Task statement →
Return the lines that follow, exactly as they appear, from the first through the one containing "from matplotlib.patches import Rectangle"; no pictures are to be included.
— Start —
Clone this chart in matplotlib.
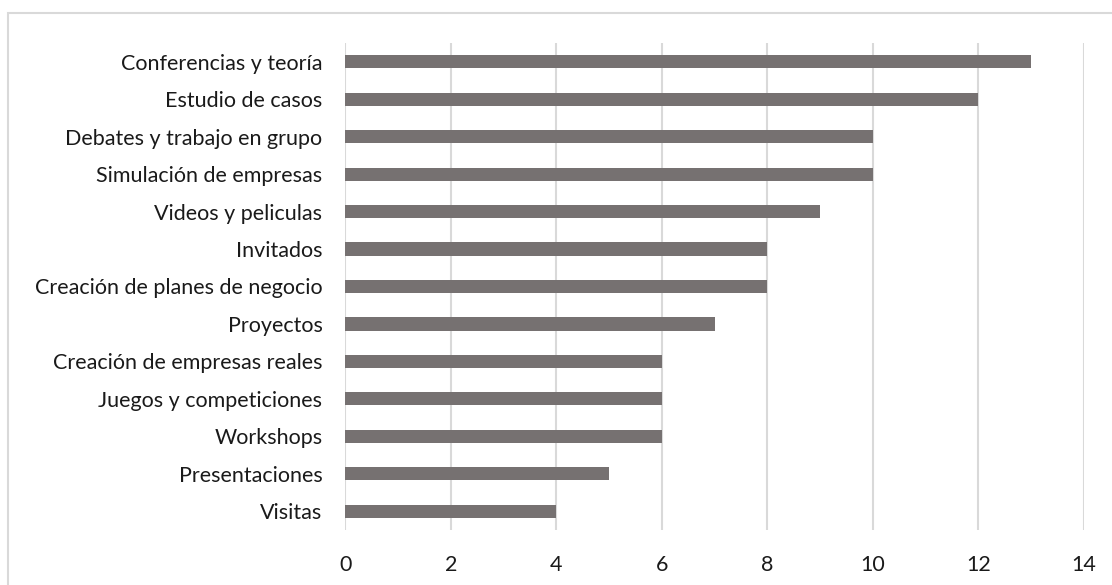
import matplotlib
matplotlib.use("Agg")
import matplotlib.pyplot as plt
from matplotlib.patches import Rectangle

categories = [
    "Conferencias y teoría",
    "Estudio de casos",
    "Debates y trabajo en grupo",
    "Simulación de empresas",
    "Videos y peliculas",
    "Invitados",
    "Creación de planes de negocio",
    "Proyectos",
    "Creación de empresas reales",
    "Juegos y competiciones",
    "Workshops",
    "Presentaciones",
    "Visitas",
]
values = [13, 12, 10, 10, 9, 8, 8, 7, 6, 6, 6, 5, 4]
xticks = [0, 2, 4, 6, 8, 10, 12, 14]

bar_color = "#767171"
grid_color = "#d9d9d9"
text_color = "#1a1a1a"

plt.rcParams["font.family"] = ["Lato", "DejaVu Sans"]

W, H = 1112, 585
fig = plt.figure(figsize=(W / 100, H / 100), dpi=100)
fig.patch.set_facecolor("white")

# light outer frame (top and left edges visible)
fig.add_artist(Rectangle((8 / W, -0.1), 1.2, 1.1 - 13 / H,
                         transform=fig.transFigure, fill=False,
                         edgecolor=grid_color, linewidth=1.5))

ax = fig.add_axes([345.3 / W, 55 / H, (1083.7 - 345.3) / W, (530 - 43) / H])

n = len(categories)
ypos = list(range(n))[::-1]
ax.barh(ypos, values, height=0.35, color=bar_color, zorder=3)

ax.set_xlim(0, 14)
ax.set_ylim(-0.5, n - 0.5)
ax.set_xticks(xticks)
ax.set_xticklabels([str(t) for t in xticks])
ax.set_yticks(ypos)
ax.set_yticklabels(categories)

ax.grid(axis="x", color=grid_color, linewidth=1.5, zorder=0)
ax.grid(axis="y", visible=False)
for s in ax.spines.values():
    s.set_visible(False)
ax.tick_params(axis="both", length=0, labelsize=15.5, colors=text_color)
ax.tick_params(axis="y", pad=16.5)
ax.tick_params(axis="x", pad=18)

fig.savefig("out.png", dpi=100, facecolor="white")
— End —
Problem solution →
Clone this chart in matplotlib.
import matplotlib
matplotlib.use("Agg")
import matplotlib.pyplot as plt
from matplotlib.patches import Rectangle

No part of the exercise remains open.